* Start Exercise inputs *

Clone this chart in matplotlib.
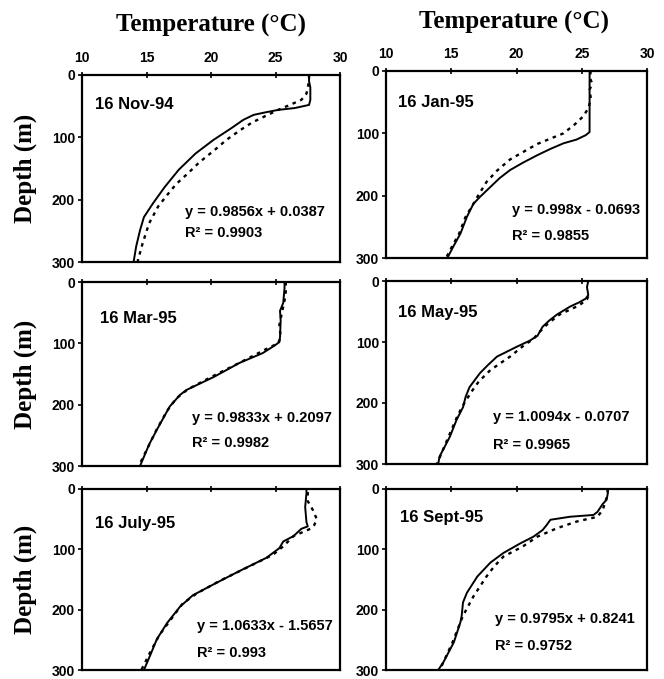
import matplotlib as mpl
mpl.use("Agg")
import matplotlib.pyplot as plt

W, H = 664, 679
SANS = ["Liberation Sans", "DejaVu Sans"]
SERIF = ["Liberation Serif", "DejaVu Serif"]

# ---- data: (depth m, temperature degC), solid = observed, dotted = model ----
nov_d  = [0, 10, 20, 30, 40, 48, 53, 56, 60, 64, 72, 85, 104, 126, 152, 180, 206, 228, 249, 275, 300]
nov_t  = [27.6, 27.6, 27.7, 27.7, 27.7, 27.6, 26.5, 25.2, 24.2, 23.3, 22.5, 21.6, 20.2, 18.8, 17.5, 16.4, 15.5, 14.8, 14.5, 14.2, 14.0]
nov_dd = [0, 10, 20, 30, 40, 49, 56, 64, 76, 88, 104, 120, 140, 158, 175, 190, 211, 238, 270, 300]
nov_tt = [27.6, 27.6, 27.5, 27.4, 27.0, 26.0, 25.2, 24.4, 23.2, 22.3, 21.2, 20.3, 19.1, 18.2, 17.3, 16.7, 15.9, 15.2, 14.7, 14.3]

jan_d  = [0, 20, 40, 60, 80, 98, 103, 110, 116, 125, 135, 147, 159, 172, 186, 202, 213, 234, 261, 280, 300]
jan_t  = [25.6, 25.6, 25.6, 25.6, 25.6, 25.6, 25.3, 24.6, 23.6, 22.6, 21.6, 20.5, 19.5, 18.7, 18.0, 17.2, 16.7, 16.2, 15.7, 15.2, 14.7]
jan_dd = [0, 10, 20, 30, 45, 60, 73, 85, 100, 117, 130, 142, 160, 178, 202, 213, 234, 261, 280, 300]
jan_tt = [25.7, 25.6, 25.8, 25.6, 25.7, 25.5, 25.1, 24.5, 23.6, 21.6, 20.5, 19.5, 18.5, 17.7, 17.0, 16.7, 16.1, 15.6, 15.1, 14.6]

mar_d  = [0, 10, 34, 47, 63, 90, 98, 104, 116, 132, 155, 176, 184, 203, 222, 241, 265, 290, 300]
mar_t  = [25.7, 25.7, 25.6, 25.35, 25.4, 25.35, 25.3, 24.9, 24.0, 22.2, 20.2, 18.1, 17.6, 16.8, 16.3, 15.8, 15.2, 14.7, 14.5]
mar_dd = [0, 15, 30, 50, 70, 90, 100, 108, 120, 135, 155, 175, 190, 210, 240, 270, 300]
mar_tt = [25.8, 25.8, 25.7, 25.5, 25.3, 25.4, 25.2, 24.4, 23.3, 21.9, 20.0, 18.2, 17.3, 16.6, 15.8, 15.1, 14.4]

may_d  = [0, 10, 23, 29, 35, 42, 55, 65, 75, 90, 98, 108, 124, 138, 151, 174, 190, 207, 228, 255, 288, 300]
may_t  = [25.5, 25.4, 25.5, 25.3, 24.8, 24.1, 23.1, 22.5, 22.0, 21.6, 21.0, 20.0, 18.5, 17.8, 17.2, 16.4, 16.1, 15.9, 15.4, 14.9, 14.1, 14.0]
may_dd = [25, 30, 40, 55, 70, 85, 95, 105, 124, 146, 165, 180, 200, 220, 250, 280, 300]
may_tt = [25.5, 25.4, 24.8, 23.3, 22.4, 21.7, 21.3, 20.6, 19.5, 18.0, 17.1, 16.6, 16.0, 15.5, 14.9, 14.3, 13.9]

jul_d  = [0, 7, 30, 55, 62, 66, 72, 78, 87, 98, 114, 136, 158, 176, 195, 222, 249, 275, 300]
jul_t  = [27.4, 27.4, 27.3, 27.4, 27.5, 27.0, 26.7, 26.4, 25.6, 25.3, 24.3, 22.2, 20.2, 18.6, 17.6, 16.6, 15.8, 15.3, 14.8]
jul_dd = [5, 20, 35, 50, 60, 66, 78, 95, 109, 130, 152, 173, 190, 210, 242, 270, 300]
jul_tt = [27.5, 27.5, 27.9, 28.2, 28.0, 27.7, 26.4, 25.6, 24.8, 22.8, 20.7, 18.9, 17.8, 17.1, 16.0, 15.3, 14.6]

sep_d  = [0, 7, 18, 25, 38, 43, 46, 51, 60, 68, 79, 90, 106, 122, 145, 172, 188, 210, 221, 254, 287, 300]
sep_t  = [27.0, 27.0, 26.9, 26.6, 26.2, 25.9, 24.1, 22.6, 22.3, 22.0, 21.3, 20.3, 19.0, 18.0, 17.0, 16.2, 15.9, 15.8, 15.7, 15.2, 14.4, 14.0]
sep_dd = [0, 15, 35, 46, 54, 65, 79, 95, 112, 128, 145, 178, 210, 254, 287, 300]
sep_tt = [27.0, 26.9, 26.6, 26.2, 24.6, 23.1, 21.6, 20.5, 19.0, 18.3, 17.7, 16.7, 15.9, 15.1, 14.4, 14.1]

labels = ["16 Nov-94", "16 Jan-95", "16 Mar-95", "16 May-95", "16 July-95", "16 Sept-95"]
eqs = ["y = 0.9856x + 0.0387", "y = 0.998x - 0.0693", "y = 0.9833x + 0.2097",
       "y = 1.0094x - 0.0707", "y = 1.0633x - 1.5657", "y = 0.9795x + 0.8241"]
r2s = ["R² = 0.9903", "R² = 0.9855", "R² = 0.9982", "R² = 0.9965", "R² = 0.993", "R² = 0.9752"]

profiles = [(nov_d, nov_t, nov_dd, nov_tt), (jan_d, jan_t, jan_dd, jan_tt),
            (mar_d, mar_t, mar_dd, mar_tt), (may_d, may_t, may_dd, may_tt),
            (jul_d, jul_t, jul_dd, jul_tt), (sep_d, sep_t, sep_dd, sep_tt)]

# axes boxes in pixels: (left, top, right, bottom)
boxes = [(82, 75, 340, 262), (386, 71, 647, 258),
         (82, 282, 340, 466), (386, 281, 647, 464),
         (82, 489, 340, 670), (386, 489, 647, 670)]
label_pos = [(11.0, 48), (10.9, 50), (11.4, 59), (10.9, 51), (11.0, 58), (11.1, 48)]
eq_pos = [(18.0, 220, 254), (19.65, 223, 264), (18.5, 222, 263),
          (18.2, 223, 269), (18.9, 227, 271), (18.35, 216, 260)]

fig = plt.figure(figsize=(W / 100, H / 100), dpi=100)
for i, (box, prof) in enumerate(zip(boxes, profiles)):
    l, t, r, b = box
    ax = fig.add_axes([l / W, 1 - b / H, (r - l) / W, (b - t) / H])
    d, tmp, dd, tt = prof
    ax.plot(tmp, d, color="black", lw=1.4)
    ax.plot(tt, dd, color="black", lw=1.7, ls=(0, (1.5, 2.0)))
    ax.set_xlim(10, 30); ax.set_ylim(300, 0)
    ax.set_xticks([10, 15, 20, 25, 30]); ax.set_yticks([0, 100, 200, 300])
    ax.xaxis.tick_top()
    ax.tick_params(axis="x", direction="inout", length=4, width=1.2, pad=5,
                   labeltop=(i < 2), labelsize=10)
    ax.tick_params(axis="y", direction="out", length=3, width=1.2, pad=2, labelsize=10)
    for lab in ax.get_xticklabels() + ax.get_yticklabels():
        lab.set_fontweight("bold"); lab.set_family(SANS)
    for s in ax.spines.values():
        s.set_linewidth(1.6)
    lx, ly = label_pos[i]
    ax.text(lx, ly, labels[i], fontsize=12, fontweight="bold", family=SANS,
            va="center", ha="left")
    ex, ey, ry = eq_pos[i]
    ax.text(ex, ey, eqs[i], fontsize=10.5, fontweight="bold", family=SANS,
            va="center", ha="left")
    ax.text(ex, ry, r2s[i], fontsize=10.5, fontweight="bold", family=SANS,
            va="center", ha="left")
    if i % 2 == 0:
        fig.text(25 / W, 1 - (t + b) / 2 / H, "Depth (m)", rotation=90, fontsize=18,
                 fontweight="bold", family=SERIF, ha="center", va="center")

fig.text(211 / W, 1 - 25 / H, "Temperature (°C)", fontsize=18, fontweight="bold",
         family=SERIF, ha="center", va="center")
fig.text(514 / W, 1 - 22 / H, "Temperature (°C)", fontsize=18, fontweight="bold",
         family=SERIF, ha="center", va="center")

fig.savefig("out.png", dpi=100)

* End Exercise inputs *
* Start Exercise inputs *

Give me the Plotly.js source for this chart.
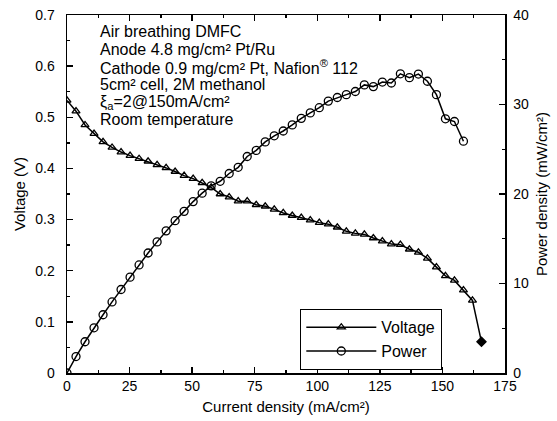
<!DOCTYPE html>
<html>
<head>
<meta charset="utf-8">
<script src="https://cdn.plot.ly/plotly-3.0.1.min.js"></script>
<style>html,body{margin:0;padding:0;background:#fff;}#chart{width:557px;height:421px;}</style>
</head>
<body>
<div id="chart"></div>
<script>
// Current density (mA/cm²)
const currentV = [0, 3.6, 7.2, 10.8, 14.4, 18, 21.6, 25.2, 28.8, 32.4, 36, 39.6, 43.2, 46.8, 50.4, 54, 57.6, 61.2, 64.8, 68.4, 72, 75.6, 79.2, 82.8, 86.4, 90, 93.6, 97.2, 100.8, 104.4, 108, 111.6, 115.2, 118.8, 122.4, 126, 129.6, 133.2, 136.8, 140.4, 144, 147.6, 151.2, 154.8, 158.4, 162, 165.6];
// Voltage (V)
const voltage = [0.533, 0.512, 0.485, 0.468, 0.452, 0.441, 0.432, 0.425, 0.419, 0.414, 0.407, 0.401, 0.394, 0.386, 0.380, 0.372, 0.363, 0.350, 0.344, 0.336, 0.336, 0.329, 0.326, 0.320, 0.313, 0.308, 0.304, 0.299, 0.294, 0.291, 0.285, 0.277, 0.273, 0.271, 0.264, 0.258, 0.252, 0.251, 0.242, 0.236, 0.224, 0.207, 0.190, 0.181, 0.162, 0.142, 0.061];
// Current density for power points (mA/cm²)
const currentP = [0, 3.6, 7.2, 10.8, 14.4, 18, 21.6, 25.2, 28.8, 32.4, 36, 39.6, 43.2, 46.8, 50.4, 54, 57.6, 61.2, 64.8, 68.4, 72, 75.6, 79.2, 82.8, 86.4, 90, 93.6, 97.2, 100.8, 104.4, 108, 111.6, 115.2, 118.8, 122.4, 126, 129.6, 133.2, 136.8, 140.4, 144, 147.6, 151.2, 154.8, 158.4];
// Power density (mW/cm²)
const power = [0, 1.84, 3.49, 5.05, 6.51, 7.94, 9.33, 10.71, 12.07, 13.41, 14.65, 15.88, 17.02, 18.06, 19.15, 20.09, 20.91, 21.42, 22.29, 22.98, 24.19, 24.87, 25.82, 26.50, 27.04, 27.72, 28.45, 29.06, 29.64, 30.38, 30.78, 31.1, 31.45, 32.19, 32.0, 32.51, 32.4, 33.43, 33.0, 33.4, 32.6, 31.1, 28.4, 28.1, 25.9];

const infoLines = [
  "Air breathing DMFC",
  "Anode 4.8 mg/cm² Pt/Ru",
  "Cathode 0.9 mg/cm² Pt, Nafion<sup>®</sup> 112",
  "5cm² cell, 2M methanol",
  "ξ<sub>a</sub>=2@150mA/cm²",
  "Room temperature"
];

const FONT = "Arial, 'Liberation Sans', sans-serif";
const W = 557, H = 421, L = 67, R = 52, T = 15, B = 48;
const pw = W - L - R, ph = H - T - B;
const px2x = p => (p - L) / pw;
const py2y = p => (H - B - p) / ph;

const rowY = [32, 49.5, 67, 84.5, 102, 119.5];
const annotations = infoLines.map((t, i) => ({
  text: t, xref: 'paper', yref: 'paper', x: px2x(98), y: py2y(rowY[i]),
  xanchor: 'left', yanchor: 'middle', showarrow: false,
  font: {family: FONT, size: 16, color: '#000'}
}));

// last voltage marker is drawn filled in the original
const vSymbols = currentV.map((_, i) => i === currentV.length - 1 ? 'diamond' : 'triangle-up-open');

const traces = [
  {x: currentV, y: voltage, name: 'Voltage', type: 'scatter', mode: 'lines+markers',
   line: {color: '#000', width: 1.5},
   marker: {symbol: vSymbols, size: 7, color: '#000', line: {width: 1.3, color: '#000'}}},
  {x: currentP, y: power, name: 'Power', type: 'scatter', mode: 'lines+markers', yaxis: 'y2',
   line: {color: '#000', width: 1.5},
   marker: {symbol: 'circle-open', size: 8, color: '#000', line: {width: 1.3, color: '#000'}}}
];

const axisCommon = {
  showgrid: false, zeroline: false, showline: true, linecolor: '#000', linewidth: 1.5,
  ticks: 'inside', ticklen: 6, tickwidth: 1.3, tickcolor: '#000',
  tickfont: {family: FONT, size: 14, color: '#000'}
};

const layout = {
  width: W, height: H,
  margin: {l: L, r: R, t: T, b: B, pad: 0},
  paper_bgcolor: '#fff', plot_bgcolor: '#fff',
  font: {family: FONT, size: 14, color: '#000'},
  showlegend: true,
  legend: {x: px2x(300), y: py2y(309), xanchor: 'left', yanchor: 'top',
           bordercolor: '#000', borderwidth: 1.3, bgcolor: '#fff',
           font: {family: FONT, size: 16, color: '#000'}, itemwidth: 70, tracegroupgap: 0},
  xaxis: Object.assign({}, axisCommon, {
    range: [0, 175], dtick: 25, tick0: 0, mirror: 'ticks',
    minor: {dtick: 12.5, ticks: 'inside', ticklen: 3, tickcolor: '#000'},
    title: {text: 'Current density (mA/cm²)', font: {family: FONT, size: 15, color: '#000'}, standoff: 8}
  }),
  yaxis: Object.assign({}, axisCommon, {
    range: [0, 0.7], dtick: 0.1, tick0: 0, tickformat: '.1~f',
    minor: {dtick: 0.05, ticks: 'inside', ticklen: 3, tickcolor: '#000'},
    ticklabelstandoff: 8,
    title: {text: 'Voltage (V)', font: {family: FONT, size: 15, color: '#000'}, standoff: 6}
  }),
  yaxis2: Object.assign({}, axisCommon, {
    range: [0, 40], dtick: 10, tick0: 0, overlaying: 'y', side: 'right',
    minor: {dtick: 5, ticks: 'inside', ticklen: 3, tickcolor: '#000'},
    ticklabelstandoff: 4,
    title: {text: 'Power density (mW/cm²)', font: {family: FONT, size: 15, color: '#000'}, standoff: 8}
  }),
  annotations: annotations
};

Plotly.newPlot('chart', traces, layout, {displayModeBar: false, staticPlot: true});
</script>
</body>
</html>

* End Exercise inputs *

== Your goal ==
Write out again exactly the lines above from the one with "Give me the Plotly.js source for this chart." through the one with "const py2y = p => (H - B - p) / ph;", adding no other lines and no pictures.

== Answer to the exercise ==
Give me the Plotly.js source for this chart.
<!DOCTYPE html>
<html>
<head>
<meta charset="utf-8">
<script src="https://cdn.plot.ly/plotly-3.0.1.min.js"></script>
<style>html,body{margin:0;padding:0;background:#fff;}#chart{width:557px;height:421px;}</style>
</head>
<body>
<div id="chart"></div>
<script>
// Current density (mA/cm²)
const currentV = [0, 3.6, 7.2, 10.8, 14.4, 18, 21.6, 25.2, 28.8, 32.4, 36, 39.6, 43.2, 46.8, 50.4, 54, 57.6, 61.2, 64.8, 68.4, 72, 75.6, 79.2, 82.8, 86.4, 90, 93.6, 97.2, 100.8, 104.4, 108, 111.6, 115.2, 118.8, 122.4, 126, 129.6, 133.2, 136.8, 140.4, 144, 147.6, 151.2, 154.8, 158.4, 162, 165.6];
// Voltage (V)
const voltage = [0.533, 0.512, 0.485, 0.468, 0.452, 0.441, 0.432, 0.425, 0.419, 0.414, 0.407, 0.401, 0.394, 0.386, 0.380, 0.372, 0.363, 0.350, 0.344, 0.336, 0.336, 0.329, 0.326, 0.320, 0.313, 0.308, 0.304, 0.299, 0.294, 0.291, 0.285, 0.277, 0.273, 0.271, 0.264, 0.258, 0.252, 0.251, 0.242, 0.236, 0.224, 0.207, 0.190, 0.181, 0.162, 0.142, 0.061];
// Current density for power points (mA/cm²)
const currentP = [0, 3.6, 7.2, 10.8, 14.4, 18, 21.6, 25.2, 28.8, 32.4, 36, 39.6, 43.2, 46.8, 50.4, 54, 57.6, 61.2, 64.8, 68.4, 72, 75.6, 79.2, 82.8, 86.4, 90, 93.6, 97.2, 100.8, 104.4, 108, 111.6, 115.2, 118.8, 122.4, 126, 129.6, 133.2, 136.8, 140.4, 144, 147.6, 151.2, 154.8, 158.4];
// Power density (mW/cm²)
const power = [0, 1.84, 3.49, 5.05, 6.51, 7.94, 9.33, 10.71, 12.07, 13.41, 14.65, 15.88, 17.02, 18.06, 19.15, 20.09, 20.91, 21.42, 22.29, 22.98, 24.19, 24.87, 25.82, 26.50, 27.04, 27.72, 28.45, 29.06, 29.64, 30.38, 30.78, 31.1, 31.45, 32.19, 32.0, 32.51, 32.4, 33.43, 33.0, 33.4, 32.6, 31.1, 28.4, 28.1, 25.9];

const infoLines = [
  "Air breathing DMFC",
  "Anode 4.8 mg/cm² Pt/Ru",
  "Cathode 0.9 mg/cm² Pt, Nafion<sup>®</sup> 112",
  "5cm² cell, 2M methanol",
  "ξ<sub>a</sub>=2@150mA/cm²",
  "Room temperature"
];

const FONT = "Arial, 'Liberation Sans', sans-serif";
const W = 557, H = 421, L = 67, R = 52, T = 15, B = 48;
const pw = W - L - R, ph = H - T - B;
const px2x = p => (p - L) / pw;
const py2y = p => (H - B - p) / ph;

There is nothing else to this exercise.